Yes, he’s talented. But a guy can only run on the ticket of talent-soon-to-be-realized for so long.

Yes, he’s talented. But a guy can only run on the ticket of talent-soon-to-be-realized for so long. In the Givenchy collection he showed on Thursday night, Riccardo Tisci did nothing to speed his flowering as a true couturier. Rather, he again let deep-thoughts pretension detract woefully from what was good about his clothes.

Tisci sees the world darkly, and certainly fashion always needs what might be considered alternative, aggressive visions. That said, the six-figure world of couture, whose constituents shell out for two reasons — to feel good and look pretty — is probably not the perfect pulpit. Even if it were, to date Tisci has seemed more focused on his story line than his fashion message; at this point, does anyone know what Givenchy stands for?
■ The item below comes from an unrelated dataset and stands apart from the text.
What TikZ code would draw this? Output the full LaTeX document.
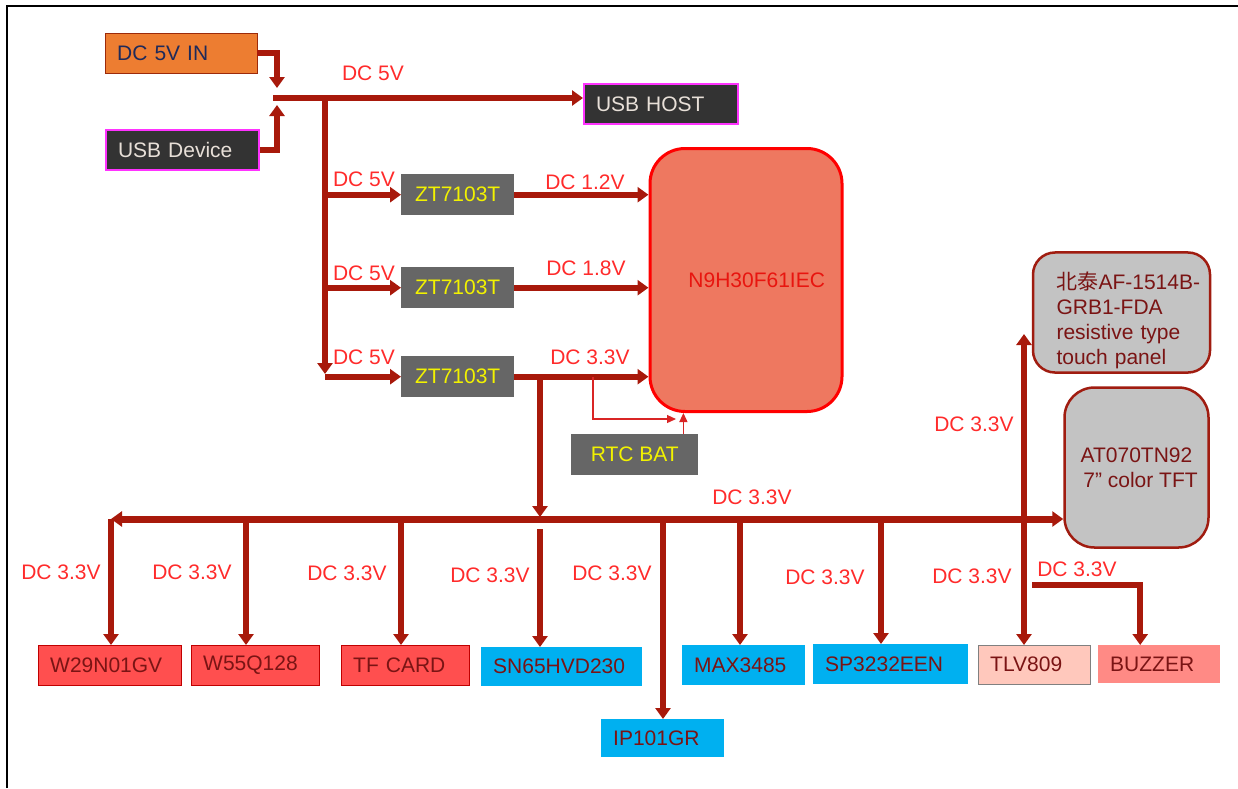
\documentclass[tikz,border=0pt]{standalone}
\usepackage{fontspec}
\setmainfont{Liberation Sans}
\newfontfamily\cjk{Noto Sans CJK SC}
\usetikzlibrary{arrows.meta}

\definecolor{wirered}{HTML}{A8190B}
\definecolor{lblred}{HTML}{FF2B2B}
\definecolor{partred}{HTML}{7A1414}
\definecolor{dcinorange}{HTML}{ED7D31}
\definecolor{dcinedge}{HTML}{9C2A0A}
\definecolor{dcintext}{HTML}{1F2A5A}
\definecolor{usbgrey}{HTML}{333333}
\definecolor{usbpink}{HTML}{FF33FF}
\definecolor{usbtext}{HTML}{E8E0D8}
\definecolor{ldogrey}{HTML}{666666}
\definecolor{ldoyellow}{HTML}{F2F200}
\definecolor{cpufill}{HTML}{EE7860}
\definecolor{cpured}{HTML}{E8150F}
\definecolor{panelgrey}{HTML}{C3C3C3}
\definecolor{paneledge}{HTML}{A01C10}
\definecolor{memred}{HTML}{FF4F4F}
\definecolor{memedge}{HTML}{C00000}
\definecolor{ifcblue}{HTML}{00B0F0}
\definecolor{tlvpink}{HTML}{FFC8BC}
\definecolor{buzzpink}{HTML}{FF8A85}

\begin{document}
\begin{tikzpicture}[x=1pt,y=-1pt,font=\fontsize{21}{25}\selectfont]
\tikzstyle{box} = [rectangle, anchor=north west, inner xsep=12pt, inner ysep=0pt,
align=left, minimum height=40pt]
\tikzstyle{usb} = [box, draw=usbpink, fill=usbgrey, text=usbtext, line width=2pt]
\tikzstyle{ldo} = [rectangle, anchor=north west, fill=ldogrey, text=ldoyellow,
minimum width=113pt, minimum height=41pt]
\tikzstyle{panel} = [rectangle, draw=paneledge, line width=2.5pt, fill=panelgrey,
text=partred, rounded corners=22pt]
\tikzstyle{mem} = [box, draw=memedge, fill=memred, text=partred]
\tikzstyle{ifc} = [box, fill=ifcblue, text=partred]
\tikzstyle{lbl} = [text=lblred, inner sep=0pt]
\tikzstyle{wire} = [draw=wirered, line width=6pt, -{Triangle[length=11pt,width=15pt]}]
\tikzstyle{thinwire} = [draw=lblred!85!black, line width=1.2pt, -{Triangle[length=9pt,width=8pt]}]

\useasboundingbox (0,0) rectangle (1238,788);
\draw[line width=2.5pt] (7,788) -- (7,6) -- (1238,6);

% power inputs
\node[box, draw=dcinedge, fill=dcinorange, text=dcintext, text width=128pt] (dcin) at (105,33) {DC 5V IN};
\node[usb, text width=129pt] (usbdev) at (105,129) {USB Device};
\node[usb, text width=130pt] (usbhost) at (583,83) {USB HOST};

% regulators and cpu
\node[ldo] (reg1) at (401,174) {ZT7103T};
\node[ldo] (reg2) at (401,267) {ZT7103T};
\node[ldo] (reg3) at (401,356) {ZT7103T};
\node[rectangle, rounded corners=35pt, draw=red, line width=3pt, fill=cpufill, text=cpured,
minimum width=192pt, minimum height=263pt, text width=158pt, align=right] (cpu) at (746,280) {N9H30F61IEC};
\node[ldo, minimum width=127pt] (rtc) at (571,434) {RTC BAT};

% display
\node[panel, minimum width=177pt, minimum height=119pt, text width=130pt, align=left] (touch) at (1121.5,312.5)
{\rule{0pt}{34pt}\mbox{{\cjk 北泰}AF-1514B-}\\GRB1-FDA\\resistive type\\touch panel};
\node[panel, rounded corners=30pt, minimum width=144pt, minimum height=160pt, align=center] (tft) at (1136.5,467.5)
{AT070TN92\\\hspace*{8pt}7” color TFT};

% peripherals
\node[mem, text width=119pt] (nand) at (38,645) {W29N01GV};
\node[mem, text width=104pt] (spiflash) at (191,645) {W55Q128};
\node[mem, text width=104pt] (tfcard) at (341,645) {TF CARD};
\node[ifc, text width=137pt, minimum height=39pt] (can) at (481,647) {SN65HVD230};
\node[ifc, text width=99pt, minimum height=38pt] (phy) at (601,719) {IP101GR};
\node[ifc, text width=99pt] (rs485) at (682,645) {MAX3485};
\node[ifc, text width=131pt] (rs232) at (813,644) {SP3232EEN};
\node[box, draw=gray, fill=tlvpink, text=partred, text width=88pt, minimum height=39pt] (reset) at (978,645) {TLV809};
\node[box, fill=buzzpink, text=partred, text width=98pt, minimum height=38pt] (buzzer) at (1098,645) {BUZZER};

% voltage labels
\node[lbl] (v5top) at (373,73) {DC 5V};
\node[lbl] (v5a) at (364,179) {DC 5V};
\node[lbl] (v5b) at (364,273) {DC 5V};
\node[lbl] (v5c) at (364,357) {DC 5V};
\node[lbl] (v12) at (585,182) {DC 1.2V};
\node[lbl] (v18) at (586,268) {DC 1.8V};
\node[lbl] (v33) at (590,357) {DC 3.3V};
\node[lbl] (v33bus) at (752,497) {DC 3.3V};
\node[lbl] (v33tp) at (974,424) {DC 3.3V};
\foreach \x/\y/\n in {61/572/nand, 192/572/spiflash, 347/573/tfcard, 490/575/can,
  612/573/phy, 825/577/rs232, 972/576/reset, 1077/569/buzzer}
  \node[lbl] (v\n) at (\x,\y) {DC 3.3V};

% 5V rail
\coordinate (vin) at (277,88);
\coordinate (vdev) at (277,105);
\coordinate (bus5) at (273,98);
\coordinate (trunk) at (325,98);
\coordinate (trunkend) at (325,374);
\draw[wire] (dcin.east) -| (vin);
\draw[wire] (usbdev.east) -| (vdev);
\draw[wire] (bus5) -- (bus5 -| usbhost.west);
\draw[wire] (trunk) -- (trunkend);
\foreach \r in {reg1,reg2,reg3} {
  \draw[wire] (\r.west -| trunk) -- (\r.west);
  \draw[wire] (\r.east) -- (\r.east -| cpu.west);
}

% rtc
\coordinate (rtctap) at (593,377);
\coordinate (rtcend) at (676,419);
\coordinate (rtcpin) at ([xshift=-15pt]rtc.north east);
\draw[thinwire] (rtctap) |- (rtcend);
\draw[thinwire] (rtcpin) -- (rtcpin |- cpu.south);

% 3.3V rail
\coordinate (tap33) at (540,377);
\coordinate (bus33) at (540,517);
\coordinate (busL) at (111,519);
\draw[wire] (tap33) -- (bus33);
\draw[wire, line width=7pt, {Triangle[length=11pt,width=15pt]}-{Triangle[length=11pt,width=15pt]}]
  (busL) -- (busL -| tft.west);
\draw[wire] (busL) -- (busL |- nand.north);
\foreach \x/\n in {246/spiflash, 401/tfcard, 663/phy, 740/rs485, 881/rs232} {
  \coordinate (d\n) at (\x,519);
  \draw[wire] (d\n) -- (d\n |- \n.north);
}
\coordinate (dcan) at (540,529);
\draw[wire] (dcan) -- (dcan |- can.north);
\coordinate (tpin) at (1024,334);
\draw[wire, {Triangle[length=11pt,width=15pt]}-{Triangle[length=11pt,width=15pt]}] (tpin) -- (tpin |- reset.north);
\coordinate (bztap) at (1032,585);
\draw[wire] (bztap) -| ([xshift=-19pt]buzzer.north);
\end{tikzpicture}
\end{document}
The show was something of a cross-cultural trek, filled with tribal references from various locales — Africa, India, Burma — although exactly what a snappy coat in panels of deep-toned cashmere and leather has to do with Bosnia was not readily apparent. What was evident is that Tisci is an accomplished tailor with a fine knack for both cut and unfussy decoration. If he would bother to translate those into a clear point of view before trying to be the Dark Side’s Busby Berkeley, both his house and his audience would be the beneficiaries.